▶ Aim of the task
Give every line back verbatim, dropping all images.

▶ Data section
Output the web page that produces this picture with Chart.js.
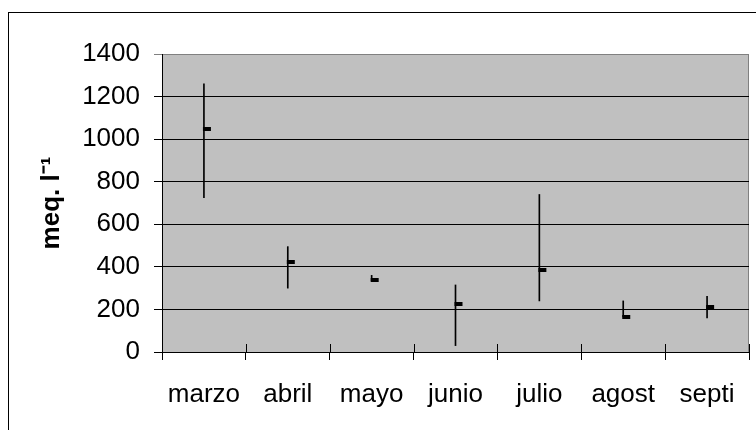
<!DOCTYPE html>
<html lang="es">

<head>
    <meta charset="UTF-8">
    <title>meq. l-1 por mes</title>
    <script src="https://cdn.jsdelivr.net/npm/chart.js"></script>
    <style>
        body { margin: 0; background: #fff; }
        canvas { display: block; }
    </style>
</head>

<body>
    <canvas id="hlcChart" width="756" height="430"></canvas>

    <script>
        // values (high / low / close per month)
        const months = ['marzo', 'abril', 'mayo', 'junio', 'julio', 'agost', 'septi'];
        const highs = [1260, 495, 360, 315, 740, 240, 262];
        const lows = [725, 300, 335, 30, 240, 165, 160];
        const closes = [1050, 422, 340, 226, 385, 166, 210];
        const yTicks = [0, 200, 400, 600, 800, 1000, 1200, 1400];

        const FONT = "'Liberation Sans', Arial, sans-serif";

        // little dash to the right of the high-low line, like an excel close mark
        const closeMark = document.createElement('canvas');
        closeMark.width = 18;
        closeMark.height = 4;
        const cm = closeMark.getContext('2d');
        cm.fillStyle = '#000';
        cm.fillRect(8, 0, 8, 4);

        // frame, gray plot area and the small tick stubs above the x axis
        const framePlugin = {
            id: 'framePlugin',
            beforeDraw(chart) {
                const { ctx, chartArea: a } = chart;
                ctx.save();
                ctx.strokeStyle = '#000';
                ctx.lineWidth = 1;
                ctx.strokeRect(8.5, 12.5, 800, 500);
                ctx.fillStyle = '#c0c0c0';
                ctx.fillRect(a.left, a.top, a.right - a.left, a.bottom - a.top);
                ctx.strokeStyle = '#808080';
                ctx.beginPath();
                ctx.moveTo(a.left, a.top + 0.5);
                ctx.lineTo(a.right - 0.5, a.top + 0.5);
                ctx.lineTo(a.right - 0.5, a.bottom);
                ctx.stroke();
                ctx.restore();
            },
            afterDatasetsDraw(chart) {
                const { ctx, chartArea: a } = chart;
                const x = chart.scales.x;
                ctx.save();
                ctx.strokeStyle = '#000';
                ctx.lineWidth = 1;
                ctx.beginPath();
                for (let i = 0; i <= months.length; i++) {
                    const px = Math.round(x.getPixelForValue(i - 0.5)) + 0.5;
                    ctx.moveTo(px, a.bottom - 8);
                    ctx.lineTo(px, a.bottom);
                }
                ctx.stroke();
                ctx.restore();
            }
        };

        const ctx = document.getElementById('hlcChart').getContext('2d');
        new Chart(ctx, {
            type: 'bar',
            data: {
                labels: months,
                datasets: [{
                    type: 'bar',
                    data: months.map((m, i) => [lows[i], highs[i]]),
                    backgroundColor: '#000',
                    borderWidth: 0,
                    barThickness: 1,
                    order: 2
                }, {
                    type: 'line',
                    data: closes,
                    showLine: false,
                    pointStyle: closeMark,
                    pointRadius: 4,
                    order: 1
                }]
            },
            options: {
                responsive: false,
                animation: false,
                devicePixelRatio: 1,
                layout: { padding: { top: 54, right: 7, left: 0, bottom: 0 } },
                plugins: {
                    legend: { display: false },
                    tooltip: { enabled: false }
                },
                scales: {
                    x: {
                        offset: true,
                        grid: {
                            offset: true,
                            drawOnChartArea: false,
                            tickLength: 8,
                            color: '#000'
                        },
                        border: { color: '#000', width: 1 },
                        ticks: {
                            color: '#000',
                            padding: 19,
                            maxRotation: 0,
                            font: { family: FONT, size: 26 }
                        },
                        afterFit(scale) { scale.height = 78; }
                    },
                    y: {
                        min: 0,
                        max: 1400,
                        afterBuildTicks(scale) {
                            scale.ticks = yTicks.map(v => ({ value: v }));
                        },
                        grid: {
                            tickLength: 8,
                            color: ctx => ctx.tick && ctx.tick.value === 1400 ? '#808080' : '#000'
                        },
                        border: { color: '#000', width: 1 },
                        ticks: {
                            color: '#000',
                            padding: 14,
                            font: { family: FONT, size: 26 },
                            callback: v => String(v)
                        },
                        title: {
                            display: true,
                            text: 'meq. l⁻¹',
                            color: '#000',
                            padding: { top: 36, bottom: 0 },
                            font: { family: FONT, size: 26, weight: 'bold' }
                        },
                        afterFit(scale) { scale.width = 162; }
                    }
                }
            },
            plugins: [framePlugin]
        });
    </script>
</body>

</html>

▶ Right answer
Output the web page that produces this picture with Chart.js.
<!DOCTYPE html>
<html lang="es">

<head>
    <meta charset="UTF-8">
    <title>meq. l-1 por mes</title>
    <script src="https://cdn.jsdelivr.net/npm/chart.js"></script>
    <style>
        body { margin: 0; background: #fff; }
        canvas { display: block; }
    </style>
</head>

<body>
    <canvas id="hlcChart" width="756" height="430"></canvas>

    <script>
        // values (high / low / close per month)
        const months = ['marzo', 'abril', 'mayo', 'junio', 'julio', 'agost', 'septi'];
        const highs = [1260, 495, 360, 315, 740, 240, 262];
        const lows = [725, 300, 335, 30, 240, 165, 160];
        const closes = [1050, 422, 340, 226, 385, 166, 210];
        const yTicks = [0, 200, 400, 600, 800, 1000, 1200, 1400];

        const FONT = "'Liberation Sans', Arial, sans-serif";

        // little dash to the right of the high-low line, like an excel close mark
        const closeMark = document.createElement('canvas');
        closeMark.width = 18;
        closeMark.height = 4;
        const cm = closeMark.getContext('2d');
        cm.fillStyle = '#000';
        cm.fillRect(8, 0, 8, 4);

        // frame, gray plot area and the small tick stubs above the x axis
        const framePlugin = {
            id: 'framePlugin',
            beforeDraw(chart) {
                const { ctx, chartArea: a } = chart;
                ctx.save();
                ctx.strokeStyle = '#000';
                ctx.lineWidth = 1;
                ctx.strokeRect(8.5, 12.5, 800, 500);
                ctx.fillStyle = '#c0c0c0';
                ctx.fillRect(a.left, a.top, a.right - a.left, a.bottom - a.top);
                ctx.strokeStyle = '#808080';
                ctx.beginPath();
                ctx.moveTo(a.left, a.top + 0.5);
                ctx.lineTo(a.right - 0.5, a.top + 0.5);
                ctx.lineTo(a.right - 0.5, a.bottom);
                ctx.stroke();
                ctx.restore();
            },
            afterDatasetsDraw(chart) {
                const { ctx, chartArea: a } = chart;
                const x = chart.scales.x;
                ctx.save();
                ctx.strokeStyle = '#000';
                ctx.lineWidth = 1;
                ctx.beginPath();
                for (let i = 0; i <= months.length; i++) {
                    const px = Math.round(x.getPixelForValue(i - 0.5)) + 0.5;
                    ctx.moveTo(px, a.bottom - 8);
                    ctx.lineTo(px, a.bottom);
                }
                ctx.stroke();
                ctx.restore();
            }
        };

        const ctx = document.getElementById('hlcChart').getContext('2d');
        new Chart(ctx, {
            type: 'bar',
            data: {
                labels: months,
                datasets: [{
                    type: 'bar',
                    data: months.map((m, i) => [lows[i], highs[i]]),
                    backgroundColor: '#000',
                    borderWidth: 0,
                    barThickness: 1,
                    order: 2
                }, {
                    type: 'line',
                    data: closes,
                    showLine: false,
                    pointStyle: closeMark,
                    pointRadius: 4,
                    order: 1
                }]
            },
            options: {
                responsive: false,
                animation: false,
                devicePixelRatio: 1,
                layout: { padding: { top: 54, right: 7, left: 0, bottom: 0 } },
                plugins: {
                    legend: { display: false },
                    tooltip: { enabled: false }
                },
                scales: {
                    x: {
                        offset: true,
                        grid: {
                            offset: true,
                            drawOnChartArea: false,
                            tickLength: 8,
                            color: '#000'
                        },
                        border: { color: '#000', width: 1 },
                        ticks: {
                            color: '#000',
                            padding: 19,
                            maxRotation: 0,
                            font: { family: FONT, size: 26 }
                        },
                        afterFit(scale) { scale.height = 78; }
                    },
                    y: {
                        min: 0,
                        max: 1400,
                        afterBuildTicks(scale) {
                            scale.ticks = yTicks.map(v => ({ value: v }));
                        },
                        grid: {
                            tickLength: 8,
                            color: ctx => ctx.tick && ctx.tick.value === 1400 ? '#808080' : '#000'
                        },
                        border: { color: '#000', width: 1 },
                        ticks: {
                            color: '#000',
                            padding: 14,
                            font: { family: FONT, size: 26 },
                            callback: v => String(v)
                        },
                        title: {
                            display: true,
                            text: 'meq. l⁻¹',
                            color: '#000',
                            padding: { top: 36, bottom: 0 },
                            font: { family: FONT, size: 26, weight: 'bold' }
                        },
                        afterFit(scale) { scale.width = 162; }
                    }
                }
            },
            plugins: [framePlugin]
        });
    </script>
</body>

</html>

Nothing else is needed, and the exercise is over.